**What you are asked to do:**
Give every line of the data again, unchanged, but with no pictures.

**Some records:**
__________________________________________________

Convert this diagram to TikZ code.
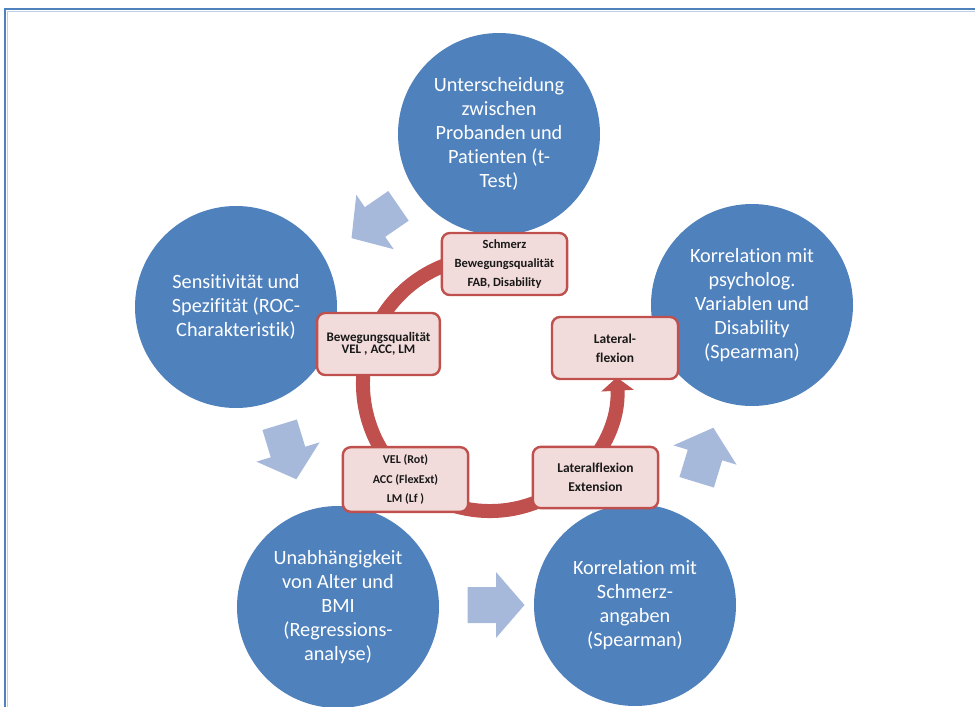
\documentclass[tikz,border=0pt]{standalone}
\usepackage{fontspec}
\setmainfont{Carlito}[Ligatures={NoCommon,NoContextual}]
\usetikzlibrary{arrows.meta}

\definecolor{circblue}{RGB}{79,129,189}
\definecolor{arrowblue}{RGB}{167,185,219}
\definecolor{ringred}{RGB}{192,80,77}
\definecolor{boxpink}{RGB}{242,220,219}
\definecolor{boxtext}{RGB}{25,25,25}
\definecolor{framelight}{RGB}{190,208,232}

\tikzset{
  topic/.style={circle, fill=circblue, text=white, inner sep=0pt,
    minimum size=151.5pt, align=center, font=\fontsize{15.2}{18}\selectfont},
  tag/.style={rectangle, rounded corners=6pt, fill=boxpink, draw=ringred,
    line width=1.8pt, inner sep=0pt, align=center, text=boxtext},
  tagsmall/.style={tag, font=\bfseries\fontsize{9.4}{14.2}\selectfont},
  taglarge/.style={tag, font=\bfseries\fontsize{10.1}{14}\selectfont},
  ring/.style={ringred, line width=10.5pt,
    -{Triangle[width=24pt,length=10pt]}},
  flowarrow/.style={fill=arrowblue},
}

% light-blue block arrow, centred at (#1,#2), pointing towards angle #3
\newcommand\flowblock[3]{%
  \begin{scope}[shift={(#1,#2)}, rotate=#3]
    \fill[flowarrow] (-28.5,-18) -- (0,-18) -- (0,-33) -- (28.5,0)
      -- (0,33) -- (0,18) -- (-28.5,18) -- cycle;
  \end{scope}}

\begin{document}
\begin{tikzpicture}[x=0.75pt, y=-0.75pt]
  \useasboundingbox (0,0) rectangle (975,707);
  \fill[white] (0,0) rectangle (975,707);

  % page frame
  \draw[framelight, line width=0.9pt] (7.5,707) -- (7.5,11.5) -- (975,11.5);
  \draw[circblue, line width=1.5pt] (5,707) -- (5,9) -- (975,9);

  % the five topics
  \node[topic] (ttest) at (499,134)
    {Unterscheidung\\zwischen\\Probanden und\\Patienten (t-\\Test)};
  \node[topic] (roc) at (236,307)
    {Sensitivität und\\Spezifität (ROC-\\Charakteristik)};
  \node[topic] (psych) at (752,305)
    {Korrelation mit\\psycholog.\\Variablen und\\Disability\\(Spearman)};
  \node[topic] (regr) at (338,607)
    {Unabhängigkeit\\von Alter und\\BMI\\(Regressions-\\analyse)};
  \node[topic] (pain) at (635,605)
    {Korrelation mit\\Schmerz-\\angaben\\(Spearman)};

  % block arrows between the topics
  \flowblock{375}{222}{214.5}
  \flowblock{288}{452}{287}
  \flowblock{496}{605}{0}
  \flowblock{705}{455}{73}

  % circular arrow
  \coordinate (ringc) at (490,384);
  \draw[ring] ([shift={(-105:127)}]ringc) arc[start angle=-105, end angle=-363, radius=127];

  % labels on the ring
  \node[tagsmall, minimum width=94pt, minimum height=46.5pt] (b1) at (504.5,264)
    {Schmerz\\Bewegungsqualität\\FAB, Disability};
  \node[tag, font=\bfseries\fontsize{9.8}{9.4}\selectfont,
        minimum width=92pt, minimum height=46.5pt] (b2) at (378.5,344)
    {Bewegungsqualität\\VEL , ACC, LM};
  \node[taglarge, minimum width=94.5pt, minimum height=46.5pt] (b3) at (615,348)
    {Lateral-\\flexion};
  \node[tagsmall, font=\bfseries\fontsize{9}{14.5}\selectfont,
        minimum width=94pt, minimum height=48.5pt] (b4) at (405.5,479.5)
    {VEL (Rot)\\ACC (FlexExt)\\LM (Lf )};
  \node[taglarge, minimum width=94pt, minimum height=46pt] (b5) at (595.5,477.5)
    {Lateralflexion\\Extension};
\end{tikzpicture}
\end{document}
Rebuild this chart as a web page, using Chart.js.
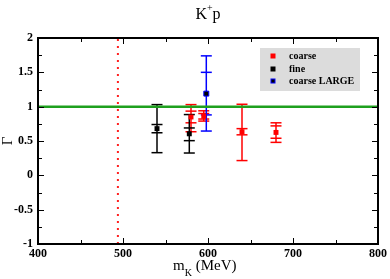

__________________________________________________

**Output:**
Convert this diagram to TikZ code.
\documentclass[tikz,border=0pt]{standalone}
\usepackage{fontspec}
\setmainfont{Carlito}[Ligatures={NoCommon,NoContextual}]
\usetikzlibrary{arrows.meta}

\definecolor{circblue}{RGB}{79,129,189}
\definecolor{arrowblue}{RGB}{167,185,219}
\definecolor{ringred}{RGB}{192,80,77}
\definecolor{boxpink}{RGB}{242,220,219}
\definecolor{boxtext}{RGB}{25,25,25}
\definecolor{framelight}{RGB}{190,208,232}

\tikzset{
  topic/.style={circle, fill=circblue, text=white, inner sep=0pt,
    minimum size=151.5pt, align=center, font=\fontsize{15.2}{18}\selectfont},
  tag/.style={rectangle, rounded corners=6pt, fill=boxpink, draw=ringred,
    line width=1.8pt, inner sep=0pt, align=center, text=boxtext},
  tagsmall/.style={tag, font=\bfseries\fontsize{9.4}{14.2}\selectfont},
  taglarge/.style={tag, font=\bfseries\fontsize{10.1}{14}\selectfont},
  ring/.style={ringred, line width=10.5pt,
    -{Triangle[width=24pt,length=10pt]}},
  flowarrow/.style={fill=arrowblue},
}

% light-blue block arrow, centred at (#1,#2), pointing towards angle #3
\newcommand\flowblock[3]{%
  \begin{scope}[shift={(#1,#2)}, rotate=#3]
    \fill[flowarrow] (-28.5,-18) -- (0,-18) -- (0,-33) -- (28.5,0)
      -- (0,33) -- (0,18) -- (-28.5,18) -- cycle;
  \end{scope}}

\begin{document}
\begin{tikzpicture}[x=0.75pt, y=-0.75pt]
  \useasboundingbox (0,0) rectangle (975,707);
  \fill[white] (0,0) rectangle (975,707);

  % page frame
  \draw[framelight, line width=0.9pt] (7.5,707) -- (7.5,11.5) -- (975,11.5);
  \draw[circblue, line width=1.5pt] (5,707) -- (5,9) -- (975,9);

  % the five topics
  \node[topic] (ttest) at (499,134)
    {Unterscheidung\\zwischen\\Probanden und\\Patienten (t-\\Test)};
  \node[topic] (roc) at (236,307)
    {Sensitivität und\\Spezifität (ROC-\\Charakteristik)};
  \node[topic] (psych) at (752,305)
    {Korrelation mit\\psycholog.\\Variablen und\\Disability\\(Spearman)};
  \node[topic] (regr) at (338,607)
    {Unabhängigkeit\\von Alter und\\BMI\\(Regressions-\\analyse)};
  \node[topic] (pain) at (635,605)
    {Korrelation mit\\Schmerz-\\angaben\\(Spearman)};

  % block arrows between the topics
  \flowblock{375}{222}{214.5}
  \flowblock{288}{452}{287}
  \flowblock{496}{605}{0}
  \flowblock{705}{455}{73}

  % circular arrow
  \coordinate (ringc) at (490,384);
  \draw[ring] ([shift={(-105:127)}]ringc) arc[start angle=-105, end angle=-363, radius=127];

  % labels on the ring
  \node[tagsmall, minimum width=94pt, minimum height=46.5pt] (b1) at (504.5,264)
    {Schmerz\\Bewegungsqualität\\FAB, Disability};
  \node[tag, font=\bfseries\fontsize{9.8}{9.4}\selectfont,
        minimum width=92pt, minimum height=46.5pt] (b2) at (378.5,344)
    {Bewegungsqualität\\VEL , ACC, LM};
  \node[taglarge, minimum width=94.5pt, minimum height=46.5pt] (b3) at (615,348)
    {Lateral-\\flexion};
  \node[tagsmall, font=\bfseries\fontsize{9}{14.5}\selectfont,
        minimum width=94pt, minimum height=48.5pt] (b4) at (405.5,479.5)
    {VEL (Rot)\\ACC (FlexExt)\\LM (Lf )};
  \node[taglarge, minimum width=94pt, minimum height=46pt] (b5) at (595.5,477.5)
    {Lateralflexion\\Extension};
\end{tikzpicture}
\end{document}
Rebuild this chart as a web page, using Chart.js.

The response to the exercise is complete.